WRITTEN EXERCISE =>
Quote the listing below in full and exactly as written, but omit every picture.

====== DATA TO PROCESS

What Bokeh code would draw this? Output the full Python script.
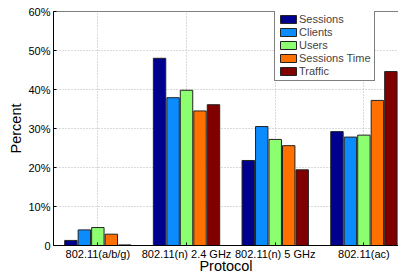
from bokeh.plotting import figure
from bokeh.models import (FixedTicker, LinearAxis, Range1d, Legend, LegendItem,
                          ColumnDataSource, Grid, Span)
from bokeh.embed import file_html
from bokeh.resources import INLINE

categories = ["802.11(a/b/g)", "802.11(n) 2.4 GHz", "802.11(n) 5 GHz", "802.11(ac)"]
series_names = ["Sessions", "Clients", "Users", "Sessions Time", "Traffic"]
sessions = [1.3, 48.0, 21.8, 29.2]
clients = [4.0, 37.9, 30.5, 27.8]
users = [4.6, 39.8, 27.2, 28.3]
sessions_time = [2.9, 34.5, 25.6, 37.2]
traffic = [0.15, 36.1, 19.4, 44.6]
series_values = [sessions, clients, users, sessions_time, traffic]
colors = ["#00008F", "#0A8CFF", "#8CFF70", "#FF7000", "#800000"]
y_ticks = [0, 10, 20, 30, 40, 50, 60]
y_tick_labels = ["0", "10%", "20%", "30%", "40%", "50%", "60%"]

FONT = "Liberation Sans"

p = figure(width=398, height=276, output_backend="svg", toolbar_location=None,
           x_range=Range1d(0.5, 4.39), y_range=Range1d(0, 60),
           min_border_left=53, min_border_right=0, min_border_top=11, min_border_bottom=31,
           x_axis_type=None, y_axis_type=None)
p.outline_line_color = None
p.background_fill_color = "white"
p.border_fill_color = "white"

xs = list(range(1, len(categories) + 1))

# grids (drawn beneath bars)
gx = Grid(dimension=0, ticker=FixedTicker(ticks=xs),
          grid_line_color="#b4b4b4", grid_line_dash="1 2", grid_line_width=1)
gy = Grid(dimension=1, ticker=FixedTicker(ticks=y_ticks), grid_line_color="#b4b4b4",
          grid_line_dash="1 2", grid_line_width=1)
p.add_layout(gx)
p.add_layout(gy)

pitch = 0.152
width = 0.14
renderers = []
for i, (name, vals, col) in enumerate(zip(series_names, series_values, colors)):
    off = (i - 2) * pitch
    src = ColumnDataSource(dict(x=[x + off for x in xs], top=vals))
    r = p.vbar(x="x", top="top", bottom=0, width=width, source=src,
               fill_color=col, line_color="#222222", line_width=1)
    renderers.append((name, r))

# axes
xax = LinearAxis(ticker=FixedTicker(ticks=xs),
                 major_label_overrides={x: c for x, c in zip(xs, categories)})
yax = LinearAxis(ticker=FixedTicker(ticks=y_ticks),
                 major_label_overrides={t: l for t, l in zip(y_ticks, y_tick_labels)})
for ax in (xax, yax):
    ax.axis_line_color = "black"
    ax.axis_line_width = 1
    ax.major_tick_in = 3
    ax.major_tick_out = 0
    ax.minor_tick_line_color = None
    ax.major_tick_line_color = "black"
    ax.major_label_text_font = FONT
    ax.major_label_text_color = "black"
    ax.major_label_text_font_size = "11px"
    ax.axis_label_text_font = FONT
    ax.axis_label_text_font_size = "14.5px"
    ax.axis_label_text_font_style = "normal"
    ax.axis_label_text_color = "black"
xax.major_label_standoff = 2
yax.major_label_standoff = 3
yax.axis_label = "Percent"
yax.axis_label_standoff = 1
xax.axis_label = "Protocol"
xax.axis_label_standoff = -5
p.add_layout(xax, "below")
p.add_layout(yax, "left")

# top border of the axes box
p.add_layout(Span(location=60, dimension="width", line_color="black", line_width=1))

legend = Legend(items=[LegendItem(label=n, renderers=[r]) for n, r in renderers],
                location=(221, 164), orientation="vertical",
                label_text_font=FONT, label_text_font_size="11px",
                label_height=13, label_standoff=1, glyph_width=20, glyph_height=10,
                spacing=0, padding=3, margin=0,
                border_line_color="black", border_line_width=1,
                background_fill_alpha=1.0)
p.add_layout(legend)

open("out.html", "w").write(file_html(p, INLINE))
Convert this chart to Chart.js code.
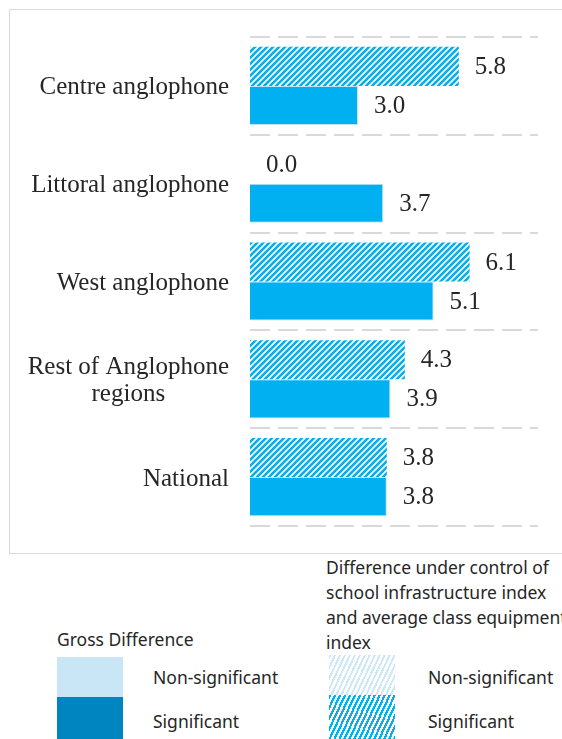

============

SOLUTION TO THIS PROBLEM =>
What Bokeh code would draw this? Output the full Python script.
from bokeh.plotting import figure
from bokeh.models import (FixedTicker, LinearAxis, Range1d, Legend, LegendItem,
                          ColumnDataSource, Grid, Span)
from bokeh.embed import file_html
from bokeh.resources import INLINE

categories = ["802.11(a/b/g)", "802.11(n) 2.4 GHz", "802.11(n) 5 GHz", "802.11(ac)"]
series_names = ["Sessions", "Clients", "Users", "Sessions Time", "Traffic"]
sessions = [1.3, 48.0, 21.8, 29.2]
clients = [4.0, 37.9, 30.5, 27.8]
users = [4.6, 39.8, 27.2, 28.3]
sessions_time = [2.9, 34.5, 25.6, 37.2]
traffic = [0.15, 36.1, 19.4, 44.6]
series_values = [sessions, clients, users, sessions_time, traffic]
colors = ["#00008F", "#0A8CFF", "#8CFF70", "#FF7000", "#800000"]
y_ticks = [0, 10, 20, 30, 40, 50, 60]
y_tick_labels = ["0", "10%", "20%", "30%", "40%", "50%", "60%"]

FONT = "Liberation Sans"

p = figure(width=398, height=276, output_backend="svg", toolbar_location=None,
           x_range=Range1d(0.5, 4.39), y_range=Range1d(0, 60),
           min_border_left=53, min_border_right=0, min_border_top=11, min_border_bottom=31,
           x_axis_type=None, y_axis_type=None)
p.outline_line_color = None
p.background_fill_color = "white"
p.border_fill_color = "white"

xs = list(range(1, len(categories) + 1))

# grids (drawn beneath bars)
gx = Grid(dimension=0, ticker=FixedTicker(ticks=xs),
          grid_line_color="#b4b4b4", grid_line_dash="1 2", grid_line_width=1)
gy = Grid(dimension=1, ticker=FixedTicker(ticks=y_ticks), grid_line_color="#b4b4b4",
          grid_line_dash="1 2", grid_line_width=1)
p.add_layout(gx)
p.add_layout(gy)

pitch = 0.152
width = 0.14
renderers = []
for i, (name, vals, col) in enumerate(zip(series_names, series_values, colors)):
    off = (i - 2) * pitch
    src = ColumnDataSource(dict(x=[x + off for x in xs], top=vals))
    r = p.vbar(x="x", top="top", bottom=0, width=width, source=src,
               fill_color=col, line_color="#222222", line_width=1)
    renderers.append((name, r))

# axes
xax = LinearAxis(ticker=FixedTicker(ticks=xs),
                 major_label_overrides={x: c for x, c in zip(xs, categories)})
yax = LinearAxis(ticker=FixedTicker(ticks=y_ticks),
                 major_label_overrides={t: l for t, l in zip(y_ticks, y_tick_labels)})
for ax in (xax, yax):
    ax.axis_line_color = "black"
    ax.axis_line_width = 1
    ax.major_tick_in = 3
    ax.major_tick_out = 0
    ax.minor_tick_line_color = None
    ax.major_tick_line_color = "black"
    ax.major_label_text_font = FONT
    ax.major_label_text_color = "black"
    ax.major_label_text_font_size = "11px"
    ax.axis_label_text_font = FONT
    ax.axis_label_text_font_size = "14.5px"
    ax.axis_label_text_font_style = "normal"
    ax.axis_label_text_color = "black"
xax.major_label_standoff = 2
yax.major_label_standoff = 3
yax.axis_label = "Percent"
yax.axis_label_standoff = 1
xax.axis_label = "Protocol"
xax.axis_label_standoff = -5
p.add_layout(xax, "below")
p.add_layout(yax, "left")

# top border of the axes box
p.add_layout(Span(location=60, dimension="width", line_color="black", line_width=1))

legend = Legend(items=[LegendItem(label=n, renderers=[r]) for n, r in renderers],
                location=(221, 164), orientation="vertical",
                label_text_font=FONT, label_text_font_size="11px",
                label_height=13, label_standoff=1, glyph_width=20, glyph_height=10,
                spacing=0, padding=3, margin=0,
                border_line_color="black", border_line_width=1,
                background_fill_alpha=1.0)
p.add_layout(legend)

open("out.html", "w").write(file_html(p, INLINE))
Convert this chart to Chart.js code.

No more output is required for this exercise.